This is a problem which for me is a little difficult to give a concrete result:
In a school , there are $n+1$ students and $n$ books in a school library. Suppose that every student has read at least one book. Prove that there exist two mutually disjoint non empty sets $A$ and $B$ of students such that for any book in the library, the book has been read by at least one student from set $A$ if and only if it also has been read by at least one student from set $B$.
My idea is to assume we are working in a vector space of $n\times (n+1)$ matrices and suppose there's a non-zero solution $X = (x_1,...,x_n)$ and let: $A = \{i: x_i >0\}$ $B = \{j: x_j <0\}$
The thing is that I don't know how to prove there at least one student in $A$ that read a book iff there a student in $B$ that also read that book.
Number the books $1,\dots, n$ and the children $1,\dots, n+1$. Let $M$ be the $n \times (n+1)$ matrix that stores all the information about the books and children: the entry in row $i$ and column $j$ is a 1 if child $j$ has read book $i$, otherwise 0. Since $M$ is the matrix of a linear transformation from $\mathbb{R}^{n+1}$ to $\mathbb{R}^n$, it has a null space of nonzero dimension. Thus there exists some $x \neq 0$ such that $Mx = 0$.
Let the components of $x$ be $x_j$, where $j=1,\dots, n+1$. As you say, set $A = \{j: x_j > 0\}$ and $B = \{j: x_j < 0\}$. Clearly $A$ and $B$ are disjoint.

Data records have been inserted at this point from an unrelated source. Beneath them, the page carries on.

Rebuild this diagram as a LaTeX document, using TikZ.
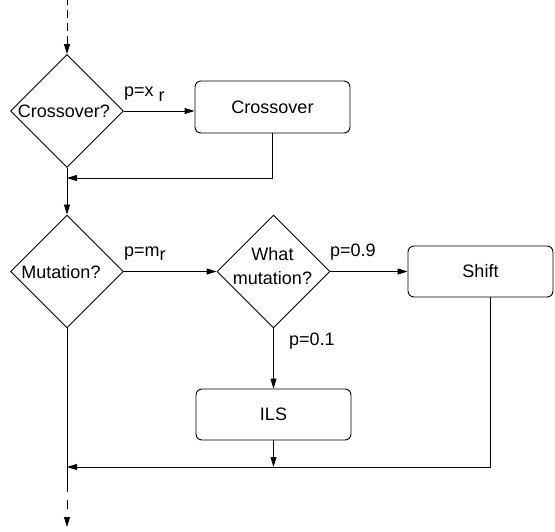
\documentclass[tikz,border=0pt]{standalone}
\usepackage{fontspec}
\setmainfont{Liberation Sans}
\usetikzlibrary{shapes.geometric,arrows.meta}
\begin{document}
\begin{tikzpicture}[x=1pt,y=-1pt,
  every node/.style={font=\fontsize{18}{24}\selectfont},
  dia/.style={draw, diamond, inner sep=0pt, minimum width=113pt, minimum height=113pt, line width=0.9pt},
  box/.style={draw, rectangle, rounded corners=6pt, inner sep=0pt, line width=0.9pt},
  txt/.style={inner sep=0pt, align=center},
  lbl/.style={inner sep=0pt, anchor=base west},
  conn/.style={line width=0.9pt, -{Triangle[length=10pt,width=6pt]}},
  plain/.style={line width=0.9pt}]
\useasboundingbox (0,0) rectangle (555,532);

% decisions
\node[dia] (cq) at (67,111) {};
\node[txt] (cqt) at (64,111) {Crossover?};
\node[dia] (mq) at (67,271.5) {};
\node[txt] (mqt) at (61,272) {Mutation?};
\node[dia] (wq) at (273.5,271.5) {};
\node[txt] (wqt) at (272.5,266) {What\\mutation?};

% processes
\node[box, minimum width=155pt, minimum height=52pt] (cb) at (272.5,107) {Crossover};
\node[box, minimum width=145pt, minimum height=51pt] (sb) at (480.5,271.5) {Shift};
\node[box, minimum width=155pt, minimum height=51pt] (ib) at (273.5,414.5) {ILS};

% junctions and free ends
\coordinate (start) at (67,0);
\coordinate (j1) at (67,178);
\coordinate (j2) at (67,467);
\coordinate (j3) at (67,492);
\coordinate (finish) at (67,527);

% connectors
\draw[conn, dash pattern=on 8pt off 5pt, dash phase=3pt] (start) -- (cq.north);
\draw[conn] (cq.east) -- (cq.east -| cb.west);
\draw[conn] (cb.south) |- (j1);
\draw[conn] (cq.south) -- (mq.north);
\draw[conn] (mq.east) -- (wq.west);
\draw[conn] (wq.east) -- (sb.west);
\draw[conn] (wq.south) -- (ib.north);
\draw[conn] (ib.south) -- (ib.south |- j2);
\draw[conn] ([xshift=9.5pt]sb.south) |- (j2);
\draw[plain] (mq.south) -- (j3);
\draw[conn, dash pattern=on 0pt off 8pt on 9pt off 30pt] (j3) -- (finish);

% labels
\node[lbl] (l1) at (124,97) {p=x \raisebox{-5pt}{r}};
\node[lbl] (l2) at (124,257) {p=m\raisebox{-4pt}{r}};
\node[lbl] (l3) at (330,257) {p=0.9};
\node[lbl] (l4) at (289,345) {p=0.1};
\end{tikzpicture}
\end{document}
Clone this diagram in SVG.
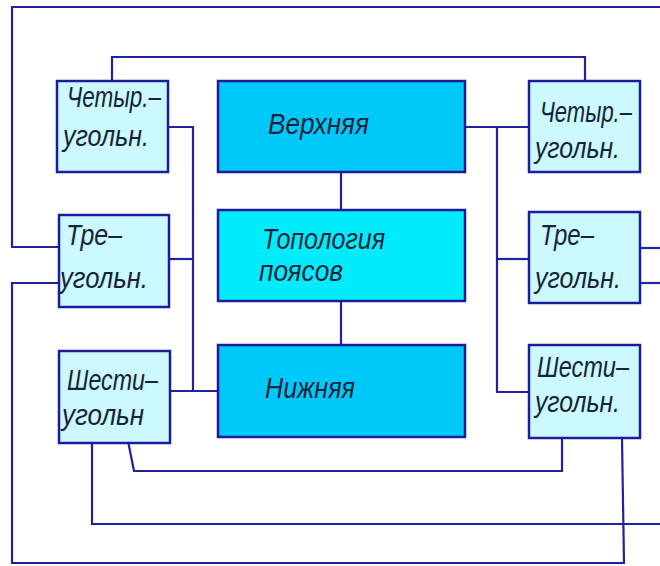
<svg xmlns="http://www.w3.org/2000/svg" width="660" height="566" viewBox="0 0 660 566">
<style>
.small{fill:#ccf9fd;stroke:#1c1c9c;stroke-width:2.5}
.big{fill:#00c9fa;stroke:#1c1c9c;stroke-width:2.5}
.mid{fill:#00ecfa;stroke:#1c1c9c;stroke-width:2.5}
.ln{fill:none;stroke:#22229e;stroke-width:2.2;stroke-linejoin:miter}
text{font-family:"Liberation Sans","DejaVu Sans",sans-serif;font-style:italic;font-size:24px;fill:#14243a}
</style>
<rect width="660" height="566" fill="#ffffff"/>
<g id="connectors">
<path class="ln" d="M660,7 H12 V247 H60"/>
<path class="ln" d="M60,283 H12 V563 H624 L622,438"/>
<path class="ln" d="M92,443 V524 H660"/>
<path class="ln" d="M128,441 L134,471 H562 V438"/>
<path class="ln" d="M112,81 V57 H585 V81"/>
<path class="ln" d="M167,127 H193 V391"/>
<path class="ln" d="M169,259 H193"/>
<path class="ln" d="M170,391 H218"/>
<path class="ln" d="M465,127 H529"/>
<path class="ln" d="M497,127 V392 H529"/>
<path class="ln" d="M497,259 H529"/>
<path class="ln" d="M640,248 H660"/>
<path class="ln" d="M640,283 H660"/>
<path class="ln" d="M341,172 V210"/>
<path class="ln" d="M341,301 V345"/>
</g>
<g id="quad-left">
<rect class="small" x="57" y="81" width="111" height="91"/>
<text transform="translate(67,107) scale(1,1.25)" textLength="94" lengthAdjust="spacingAndGlyphs">Четыр.–</text>
<text transform="translate(63,146) scale(1,1.25)" textLength="86" lengthAdjust="spacingAndGlyphs">угольн.</text>
</g>
<g id="upper">
<rect class="big" x="218" y="81" width="247" height="91"/>
<text transform="translate(268,134) scale(1,1.25)" textLength="101" lengthAdjust="spacingAndGlyphs">Верхняя</text>
</g>
<g id="quad-right">
<rect class="small" x="529" y="81" width="111" height="91"/>
<text transform="translate(540,122) scale(1,1.25)" textLength="92" lengthAdjust="spacingAndGlyphs">Четыр.–</text>
<text transform="translate(535,158) scale(1,1.25)" textLength="85" lengthAdjust="spacingAndGlyphs">угольн.</text>
</g>
<g id="tri-left">
<rect class="small" x="59" y="215" width="110" height="92"/>
<text transform="translate(66,245) scale(1,1.25)" textLength="56" lengthAdjust="spacingAndGlyphs">Тре–</text>
<text transform="translate(60,288) scale(1,1.25)" textLength="88" lengthAdjust="spacingAndGlyphs">угольн.</text>
</g>
<g id="topology">
<rect class="mid" x="218" y="210" width="247" height="91"/>
<text transform="translate(262,249) scale(1,1.2)" textLength="123" lengthAdjust="spacingAndGlyphs">Топология</text>
<text transform="translate(259,281) scale(1,1.2)" textLength="84" lengthAdjust="spacingAndGlyphs">поясов</text>
</g>
<g id="tri-right">
<rect class="small" x="529" y="212" width="111" height="91"/>
<text transform="translate(540,245) scale(1,1.25)" textLength="54" lengthAdjust="spacingAndGlyphs">Тре–</text>
<text transform="translate(535,288) scale(1,1.25)" textLength="86" lengthAdjust="spacingAndGlyphs">угольн.</text>
</g>
<g id="hex-left">
<rect class="small" x="59" y="351" width="111" height="92"/>
<text transform="translate(67,390) scale(1,1.25)" textLength="91" lengthAdjust="spacingAndGlyphs">Шести–</text>
<text transform="translate(62,425) scale(1,1.25)" textLength="82" lengthAdjust="spacingAndGlyphs">угольн</text>
</g>
<g id="lower">
<rect class="big" x="218" y="345" width="247" height="92"/>
<text transform="translate(265,398) scale(1,1.25)" textLength="90" lengthAdjust="spacingAndGlyphs">Нижняя</text>
</g>
<g id="hex-right">
<rect class="small" x="529" y="345" width="111" height="93"/>
<text transform="translate(537,377) scale(1,1.25)" textLength="92" lengthAdjust="spacingAndGlyphs">Шести–</text>
<text transform="translate(535,412) scale(1,1.25)" textLength="85" lengthAdjust="spacingAndGlyphs">угольн.</text>
</g>
</svg>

For any $j \in A$, suppose child $j$ has read book $i$. Focus on the $i^\text{th}$ row of $Mx$: $$ M_{i1} x_1 + \cdots + M_{ij} x_j + \cdots + M_{i,n+1} x_{n+1} = 0 $$ Since all the $M_{ik}$ are nonnegative and $M_{ij} x_j$ is positive and this expression sums to $0$, there must be some $k$ such that $M_{ik} x_k$ is negative, meaning $x_k$ is negative and child $k$ has read book $i$. That is, there is a $k \in B$ that has read book $i$.
The same argument works the other way around, showing that the books read by children in $A$ and children in $B$ are the same.